After the boys of summer have gone.

This morning we weighed anchor for a favorable tide and current at both ends, and made our way down river and out the inlet via a new channel for us, the Western Bar Channel, where we found no less than 10' of depth. We've never made this east/west run between Little River and Cape Fear, and going to anyplace further south is a southwesterly heading where the ship channel is the shorter route. Normally from Cape Fear we'd go at least to Winyah Bay in a day run, or overnight all the way to Charleston.

The very nice dinghy dock that only gets you to the beach or the coffee shop. Also public restrooms, trash, and recycling, which was handy.

We're headed instead to the Little River inlet, a new one for us, because I've made reservations at the Myrtle Beach Yacht Club to take us up to the holiday. They had a great monthly rate, even though we'll be able to use just a day over two weeks, and it's an easy scooter ride to numerous services of which we have need. It's been a very long time since we had a couple of weeks of downtime at a dock, and I'm overdue on generator maintenance and overhauling the windlass, both of which require us to be tied up.

Nice breakfast menu at the North End Cafe. We did not try it, though.

Depending on how we feel when we get through the inlet, we'll either drop the hook for the night in the river at a familiar spot, or else proceed all the way to the marina another five miles further on. Despite the name, the marina is actually in Little River, SC, and we stopped there a year ago for fuel. The eponymous river is actually the dividing line between North and South Carolina.

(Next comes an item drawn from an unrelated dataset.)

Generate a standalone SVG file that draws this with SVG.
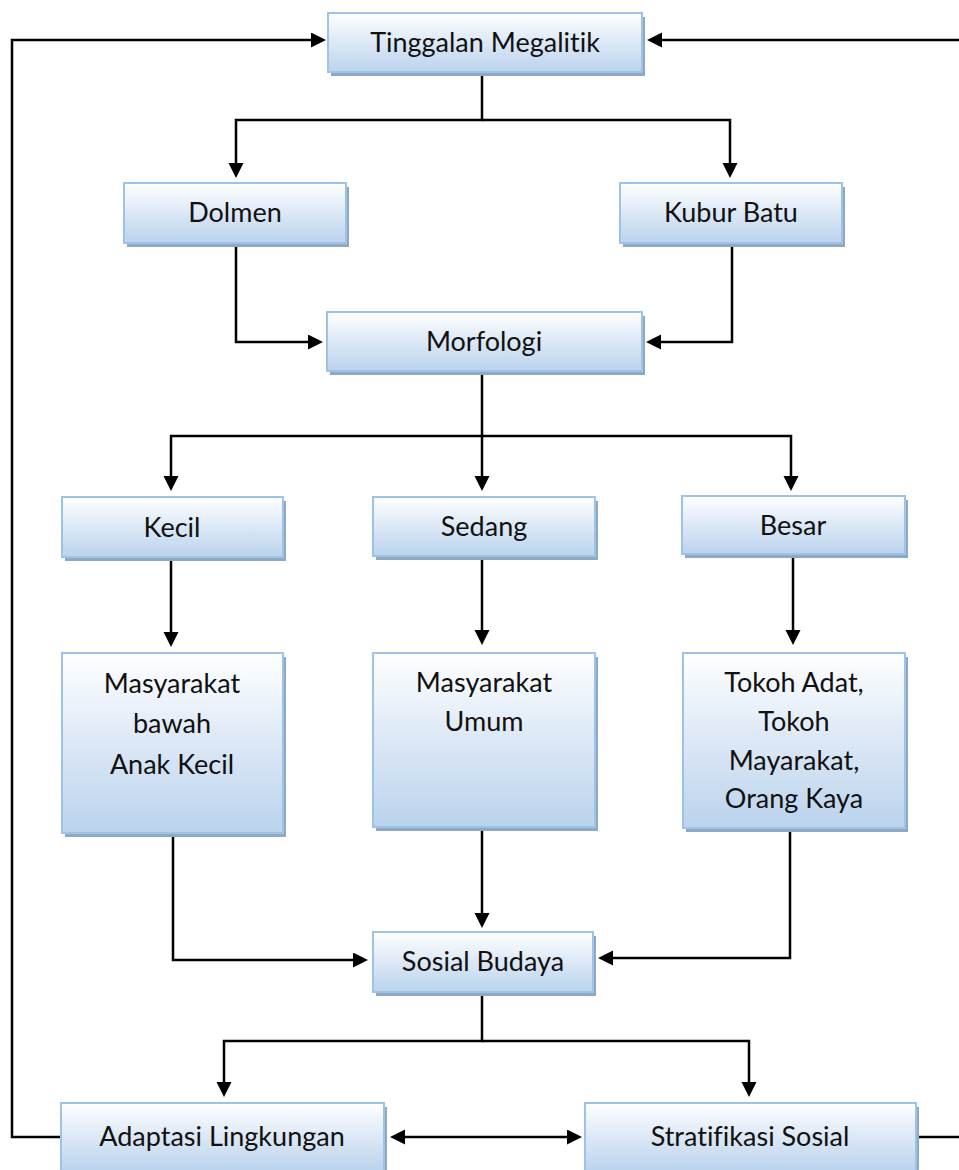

Sunset from our anchorage on the Cape Fear, looking out over Oak Island.

While there is a chance I will be motivated to blog during our stay, perhaps to document some of the work, it's a safer bet that my next post will be underway southbound from Myrtle Beach, en route to our holiday reservations in Charleston.

1 comment:

  1. I always enjoy reading your posts Sean. You are in one of my favorite places in the US.